How would I calculate the abitrage profit from a combination of buying the $10 European call option and short selling X number of shares at t=0 and the coming out with a profit at expiry no matter what happens.
portfolio at time 0 Any guidance would be greatly appreciated. Thank you
Even if you are sure that the option is misvalued, you can't say that there is arbitrage gain. Why?? because the volatilty you used to price your option is almost sure different from the one used from the other side.
So if you are sure of your volatility, you can buy a variance or a volatility swap/option to make gain of your information.

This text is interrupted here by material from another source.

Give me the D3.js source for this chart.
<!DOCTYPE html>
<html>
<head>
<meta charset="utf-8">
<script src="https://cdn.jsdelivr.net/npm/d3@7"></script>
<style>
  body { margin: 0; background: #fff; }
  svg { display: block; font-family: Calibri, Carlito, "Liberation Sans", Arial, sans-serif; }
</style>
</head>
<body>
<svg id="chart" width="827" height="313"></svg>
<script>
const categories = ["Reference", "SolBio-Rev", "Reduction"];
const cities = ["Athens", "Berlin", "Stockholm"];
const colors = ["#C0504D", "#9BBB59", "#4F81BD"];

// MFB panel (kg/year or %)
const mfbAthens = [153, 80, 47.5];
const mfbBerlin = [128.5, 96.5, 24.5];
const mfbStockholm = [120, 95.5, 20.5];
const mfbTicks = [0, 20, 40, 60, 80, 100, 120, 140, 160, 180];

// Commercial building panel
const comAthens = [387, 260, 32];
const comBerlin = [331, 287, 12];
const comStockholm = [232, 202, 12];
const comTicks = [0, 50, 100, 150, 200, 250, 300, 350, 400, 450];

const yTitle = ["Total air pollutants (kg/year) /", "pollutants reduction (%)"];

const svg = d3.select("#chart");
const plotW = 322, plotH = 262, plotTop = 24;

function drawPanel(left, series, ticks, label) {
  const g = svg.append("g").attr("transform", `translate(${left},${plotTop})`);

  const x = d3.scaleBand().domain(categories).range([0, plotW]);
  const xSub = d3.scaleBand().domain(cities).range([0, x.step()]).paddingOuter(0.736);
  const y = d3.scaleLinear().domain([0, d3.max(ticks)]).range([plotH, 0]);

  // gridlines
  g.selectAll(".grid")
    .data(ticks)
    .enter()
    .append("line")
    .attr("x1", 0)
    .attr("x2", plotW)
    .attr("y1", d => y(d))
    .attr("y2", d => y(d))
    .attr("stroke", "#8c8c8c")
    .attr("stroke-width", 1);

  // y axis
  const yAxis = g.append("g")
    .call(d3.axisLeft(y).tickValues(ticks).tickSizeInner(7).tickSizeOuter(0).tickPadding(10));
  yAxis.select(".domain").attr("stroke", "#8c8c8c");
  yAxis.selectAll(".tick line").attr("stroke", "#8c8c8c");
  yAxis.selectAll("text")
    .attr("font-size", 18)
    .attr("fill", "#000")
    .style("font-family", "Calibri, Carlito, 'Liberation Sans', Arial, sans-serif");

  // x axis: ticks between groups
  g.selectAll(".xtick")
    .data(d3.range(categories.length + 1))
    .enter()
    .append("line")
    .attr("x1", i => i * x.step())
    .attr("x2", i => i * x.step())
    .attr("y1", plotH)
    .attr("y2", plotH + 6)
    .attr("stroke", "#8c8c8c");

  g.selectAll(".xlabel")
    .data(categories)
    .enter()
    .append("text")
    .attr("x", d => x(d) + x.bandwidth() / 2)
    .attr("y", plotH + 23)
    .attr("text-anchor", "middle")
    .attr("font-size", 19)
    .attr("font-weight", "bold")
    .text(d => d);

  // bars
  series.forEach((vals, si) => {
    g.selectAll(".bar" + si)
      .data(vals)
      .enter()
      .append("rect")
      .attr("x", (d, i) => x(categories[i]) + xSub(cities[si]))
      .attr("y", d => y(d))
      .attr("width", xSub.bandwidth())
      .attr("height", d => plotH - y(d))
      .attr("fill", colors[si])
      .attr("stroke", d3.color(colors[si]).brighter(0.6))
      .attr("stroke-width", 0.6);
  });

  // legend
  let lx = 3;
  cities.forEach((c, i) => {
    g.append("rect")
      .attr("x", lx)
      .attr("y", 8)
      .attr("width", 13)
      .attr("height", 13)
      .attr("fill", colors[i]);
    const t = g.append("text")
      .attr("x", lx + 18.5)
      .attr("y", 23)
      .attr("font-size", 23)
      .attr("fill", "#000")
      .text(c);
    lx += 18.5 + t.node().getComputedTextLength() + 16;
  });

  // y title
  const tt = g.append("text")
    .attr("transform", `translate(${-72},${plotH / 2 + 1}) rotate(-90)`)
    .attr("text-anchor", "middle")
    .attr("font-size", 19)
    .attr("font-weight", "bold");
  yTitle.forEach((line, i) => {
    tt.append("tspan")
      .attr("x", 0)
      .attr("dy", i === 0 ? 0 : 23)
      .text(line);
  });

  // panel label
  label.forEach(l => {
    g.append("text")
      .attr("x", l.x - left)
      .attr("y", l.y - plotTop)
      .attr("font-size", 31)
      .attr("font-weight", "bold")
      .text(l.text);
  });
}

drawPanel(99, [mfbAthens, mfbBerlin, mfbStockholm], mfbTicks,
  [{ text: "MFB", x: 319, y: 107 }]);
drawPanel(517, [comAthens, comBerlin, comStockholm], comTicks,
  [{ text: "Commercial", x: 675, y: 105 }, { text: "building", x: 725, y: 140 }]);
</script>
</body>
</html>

Regarding your educational case, this three conditions should be satisfied ($P$ is the value of your portfolio):
$$P_0=10-X*200+B=0$$ (B is the amount invested in 1y bond) $$P_T(240)=35-X*240+B(1+r)>0$$ (r is the risk free rate and $P_T$ the portfolio value at maturity if the stock goes up to 240). $$P_T(180)=0-X*180+B(1+r)>0$$ the first equations gives: $$B=200X-10$$ you replace B by its value in the second and the third equations and you will get the condition for your X.

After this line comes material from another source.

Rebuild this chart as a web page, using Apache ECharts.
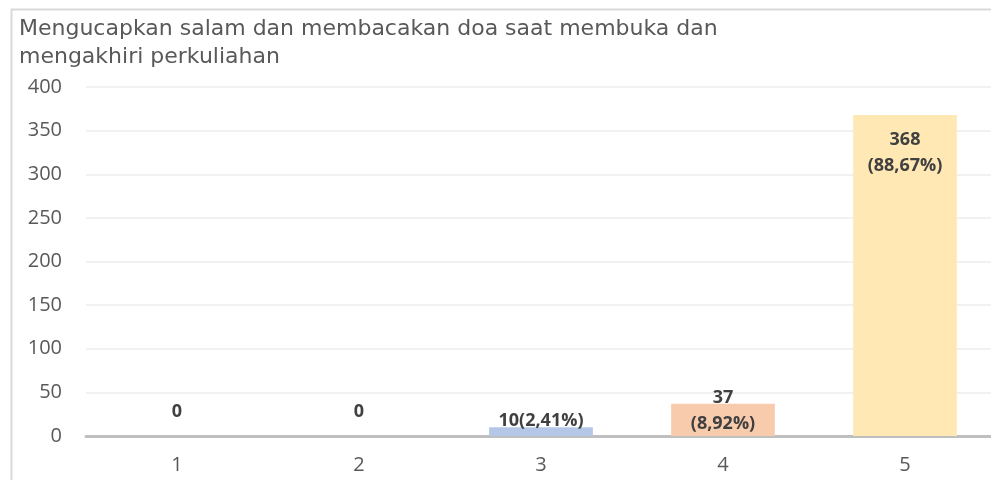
<!DOCTYPE html>
<html>
<head>
<meta charset="utf-8">
<script src="https://cdn.jsdelivr.net/npm/echarts@6/dist/echarts.min.js"></script>
<style>
  html, body { margin: 0; padding: 0; background: #fff; }
  #chart { width: 991px; height: 480px; }
</style>
</head>
<body>
<div id="chart"></div>
<script>
// Rating scale 1..5 and number of respondents per rating
const categories = ['1', '2', '3', '4', '5'];
const counts = [0, 0, 10, 37, 368];
const labelTexts = ['0', '0', '10(2,41%)', '37\n(8,92%)', '368\n(88,67%)'];
const barColors = ['#C5E0B4', '#D9D9D9', '#B4C7E7', '#F8CBAD', '#FFE8B3'];
const yTicks = [0, 50, 100, 150, 200, 250, 300, 350, 400];

const titleText = 'Mengucapkan salam dan membacakan doa saat membuka dan\nmengakhiri perkuliahan';

// Per-bar label placement
const labelPlacement = [
  { position: 'top', distance: 11 },
  { position: 'top', distance: 11 },
  { position: 'top', offset: [0, 7], distance: 0 },
  { position: 'top', offset: [0, 38], distance: 5 },
  { position: 'insideTop', distance: 12 }
];

const chart = echarts.init(document.getElementById('chart'), null, { renderer: 'canvas' });

const labelFont = {
  fontFamily: 'Open Sans',
  fontWeight: 'bold',
  fontSize: 18,
  color: '#404040',
  lineHeight: 26
};

chart.setOption({
  animation: false,
  backgroundColor: '#ffffff',
  graphic: [{
    type: 'rect',
    left: 9,
    top: 7,
    shape: { x: 0, y: 0, width: 1000, height: 500 },
    style: { fill: 'none', stroke: '#d9d9d9', lineWidth: 2 },
    silent: true
  }],
  title: {
    text: titleText,
    left: 14,
    top: 10,
    textStyle: {
      fontFamily: 'DejaVu Sans',
      fontWeight: 'normal',
      fontSize: 22,
      color: '#595959',
      lineHeight: 28
    }
  },
  grid: { left: 86, right: -5, top: 87, bottom: 44, containLabel: false, outerBoundsMode: 'none' },
  xAxis: {
    type: 'category',
    data: categories,
    axisLine: { show: true, lineStyle: { color: '#bfbfbf', width: 3 } },
    axisTick: { show: false },
    axisLabel: { color: '#595959', fontSize: 20, fontFamily: 'Open Sans', margin: 19 }
  },
  yAxis: {
    type: 'value',
    min: yTicks[0],
    max: yTicks[yTicks.length - 1],
    interval: yTicks[1] - yTicks[0],
    axisLine: { show: false },
    axisTick: { show: false },
    splitLine: { lineStyle: { color: '#ececec', width: 1.5 } },
    axisLabel: { color: '#595959', fontSize: 20, fontFamily: 'Open Sans', margin: 24 }
  },
  series: [{
    type: 'bar',
    barWidth: '57%',
    data: counts.map((v, i) => ({
      value: v,
      itemStyle: { color: barColors[i] },
      label: Object.assign({ show: true, formatter: labelTexts[i] }, labelFont, labelPlacement[i])
    }))
  }]
});
</script>
</body>
</html>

You said you've used the one-step binomial method to calculate 11.8 for one share. I'm not sure if that's right, since the call option $C_{0}$ $$ C_{0} = \left(\frac{S^+X^--S^-X^+}{S^+-S^-}\right)e^{-rT}+\left(\frac{X^+-X^-}{S^+-S^-}\right)S_{0}. $$
In your case $S^+=240, S^-=180 \implies X^+=S^+-E=240-205, X^-=0.$ using these I have $13.75 per a share.